I’m not even deliberately singling out what seems to me like the weakest of the examples in your list. It’s just that ABI, to me, is such a fundamental part of lib-anything that raising it as an objection against fixing libxslt or libxml2 specifically feels utterly bizarre.

[1] http://erights.org/data/serial/jhu-paper/upgrade.html

  • It's one thing if the library was proactively written with ABI compatibility in mind. It's another thing entirely if the library happens to expose all its implementation details in the headers, making it that much harder to change things.

    • When i first encountered the early GNOME 1 software back in the very late 1990s, and DV (libml author) was active, i was very surprised when i asked for the public API for a library and was told, look at the header files and the source.

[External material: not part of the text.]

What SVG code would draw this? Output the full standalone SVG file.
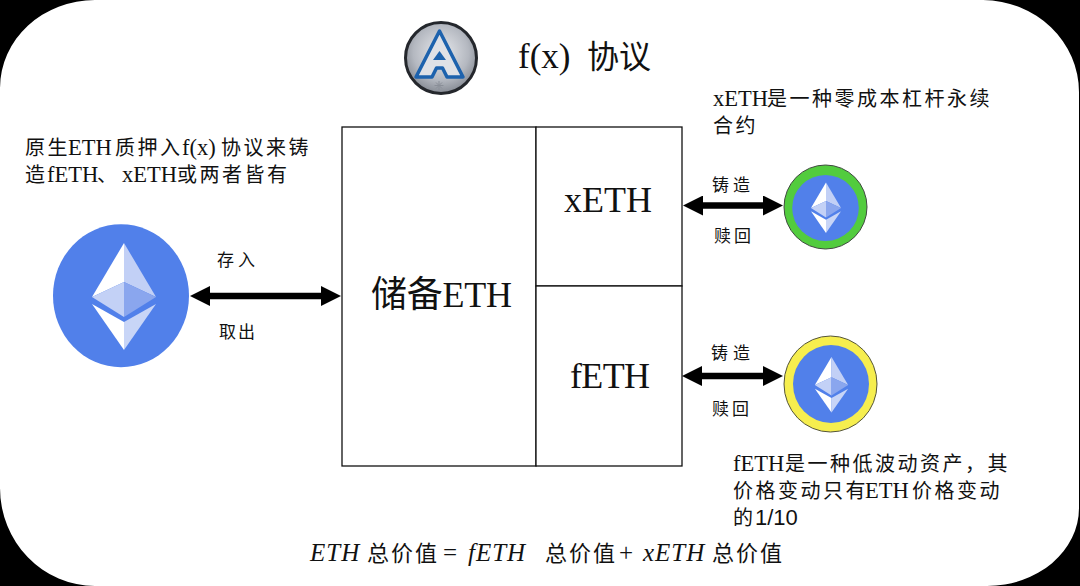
<svg xmlns="http://www.w3.org/2000/svg" width="1080" height="586" viewBox="0 0 1080 586">
<style>
text{font-family:"Liberation Serif","Noto Sans CJK SC",serif;fill:#111}
.note{font-size:20px}
.note .l{font-size:22.500px}
.note .s{font-family:"Liberation Sans",sans-serif;font-size:22px}
.cjk{letter-spacing:2.500px}
.lab{font-size:17px}
.big{font-size:36px}
.form{font-size:22px;letter-spacing:2px}
.m{font-size:25px;font-style:italic;letter-spacing:1px}
.box{fill:#fff;stroke:#111;stroke-width:1.3}
.arrow{stroke:#000;stroke-width:6.500;fill:none;marker-start:url(#head);marker-end:url(#head)}
</style>
<defs>
<marker id="head" markerUnits="userSpaceOnUse" viewBox="0 -10 20 20" refX="1" refY="0" markerWidth="20" markerHeight="20" orient="auto-start-reverse">
<path d="M0-10L20 0L0 10z" fill="#000"/>
</marker>
<radialGradient id="silver" cx=".5" cy=".42" r=".6">
<stop offset="0" stop-color="#e8eaee"/><stop offset=".65" stop-color="#b4b8c0"/><stop offset="1" stop-color="#80858e"/>
</radialGradient>
<g id="eth">
<path d="M0-54L-32 0L0-15z" fill="#fff"/>
<path d="M0-54L32 0L0-15z" fill="#c2d0f6"/>
<path d="M0-15L-32 0L0 20z" fill="#c3d1f6"/>
<path d="M0-15L32 0L0 20z" fill="#8aa6ee"/>
<path d="M-32 7L0 53L0 25z" fill="#fff"/>
<path d="M32 7L0 53L0 25z" fill="#c8d5f7"/>
</g>
</defs>
<rect width="1080" height="586" fill="#000"/>
<path d="M95 0H983A97 92 0 0 1 1079 92V508A92 78 0 0 1 987 586H95A95 98 0 0 1 0 488V88A95 88 0 0 1 95 0z" fill="#fff"/>

<g id="title">
<circle cx="441" cy="58" r="35.500" fill="url(#silver)" stroke="#24272c" stroke-width="3"/>
<path d="M439.500 31L416 77L432 77L436.500 68L442.500 68L447 77L463 77z" fill="#dfe1e6" stroke="#1d62ad" stroke-width="3.500" stroke-linejoin="round"/>
<path d="M439.500 51L433 60L446 60z" fill="#1d62ad"/>
<path d="M439 81V90M434.500 85.500H443.500M436 82.500L442 88.500M442 82.500L436 88.500" stroke="#8a8f98" stroke-width="1" fill="none"/>
<text x="518" y="68" font-size="35">f(x)</text>
<text x="587" y="68" font-size="32">协议</text>
</g>

<g id="note-left">
<text class="note" y="155"><tspan class="cjk" x="25">原生</tspan><tspan class="l" x="68">ETH</tspan><tspan class="cjk" x="115">质押入</tspan><tspan class="l" x="182">f(x)</tspan><tspan class="cjk" x="221">协议来铸</tspan></text>
<text class="note" y="182"><tspan class="cjk" x="25">造</tspan><tspan class="l" x="47">fETH</tspan><tspan class="cjk" x="97">、</tspan><tspan class="l" x="122">xETH</tspan><tspan class="cjk" x="177">或两者皆有</tspan></text>
</g>

<g id="node-eth">
<ellipse cx="121" cy="295.700" rx="68" ry="71.500" fill="#5180ea"/>
<use href="#eth" x="124" y="297"/>
</g>

<g id="node-reserve">
<rect class="box" x="342" y="127" width="194" height="339"/>
<text class="big" x="371" y="307" textLength="141">储备ETH</text>
</g>
<g id="node-xeth">
<rect class="box" x="536" y="127" width="146" height="159"/>
<text class="big" x="564" y="212" textLength="88">xETH</text>
</g>
<g id="node-feth">
<rect class="box" x="536" y="286" width="146" height="180"/>
<text class="big" x="570" y="388" textLength="80">fETH</text>
</g>

<g id="node-xeth-coin">
<ellipse cx="825.500" cy="207" rx="41.500" ry="42" fill="#52cc3e" stroke="#3f4a3f" stroke-width="1"/>
<ellipse cx="825.500" cy="208" rx="33.300" ry="33" fill="#5180ea"/>
<use href="#eth" transform="translate(826 208) scale(.47)"/>
</g>
<g id="node-feth-coin">
<ellipse cx="830.500" cy="384" rx="46.500" ry="48" fill="#f6ee4e" stroke="#55553a" stroke-width="1"/>
<ellipse cx="831" cy="384" rx="38" ry="39" fill="#5180ea"/>
<use href="#eth" transform="translate(831.500 385) scale(.52)"/>
</g>

<g id="connectors">
<line class="arrow" x1="209" y1="296" x2="322" y2="296"/>
<line class="arrow" x1="702" y1="205.500" x2="764" y2="205.500"/>
<line class="arrow" x1="701" y1="376" x2="764" y2="376"/>
</g>

<g id="labels">
<text class="lab" x="217" y="266" textLength="38">存入</text>
<text class="lab" x="219" y="338" textLength="36">取出</text>
<text class="lab" x="712" y="191" textLength="38">铸造</text>
<text class="lab" x="714" y="242" textLength="37">赎回</text>
<text class="lab" x="711" y="359" textLength="39">铸造</text>
<text class="lab" x="712" y="415" textLength="37">赎回</text>
</g>

<g id="note-xeth">
<text class="note" y="106"><tspan class="l" x="713">xETH</tspan><tspan class="cjk" x="767">是一种零成本杠杆永续</tspan></text>
<text class="note cjk" x="713" y="133">合约</text>
</g>
<g id="note-feth">
<text class="note" y="471"><tspan class="l" x="733">fETH</tspan><tspan class="cjk" x="785">是一种低波动资产，其</tspan></text>
<text class="note" y="498"><tspan class="cjk" x="733">价格变动只有</tspan><tspan class="l" x="865">ETH</tspan><tspan class="cjk" x="912">价格变动</tspan></text>
<text class="note" y="525"><tspan class="cjk" x="733">的</tspan><tspan class="s" x="755">1/10</tspan></text>
</g>

<g id="formula" class="form">
<text class="m" x="310" y="561">ETH</text>
<text x="367" y="561">总价值</text>
<text x="443" y="561" font-size="25">=</text>
<text class="m" x="468" y="561">fETH</text>
<text x="545" y="561">总价值</text>
<text x="619" y="561" font-size="25">+</text>
<text class="m" x="643" y="561">xETH</text>
<text x="712" y="561">总价值</text>
</g>
</svg>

      They simply didn’t seem to have a concept of data hiding and encapsulation, or worse, felt it led to evil nasty proprietary hidden code and were better than that.

      They were all really nice people, mind you—i met quite a few of them, still know some—and the GNOME project has grown up a lot, but i think that’s where libxml was coming from. Daniel didn’t really expect it to be quite so widely used, though, i’m sure.

      I’ve actually considered stepping up to maintain libxslt, but i don’t know enough about building on Windows and don’t have access to non-Linux systems really. Remote access will only go so far on Windows i think, although it’d be OK on Mac.

      It might be better to move to one of the Rust XML stacks that are under active development (one more active than the other).

    • No, it's the same in both cases. ABI stability is what every library should provide no matter how ugly the ABI is.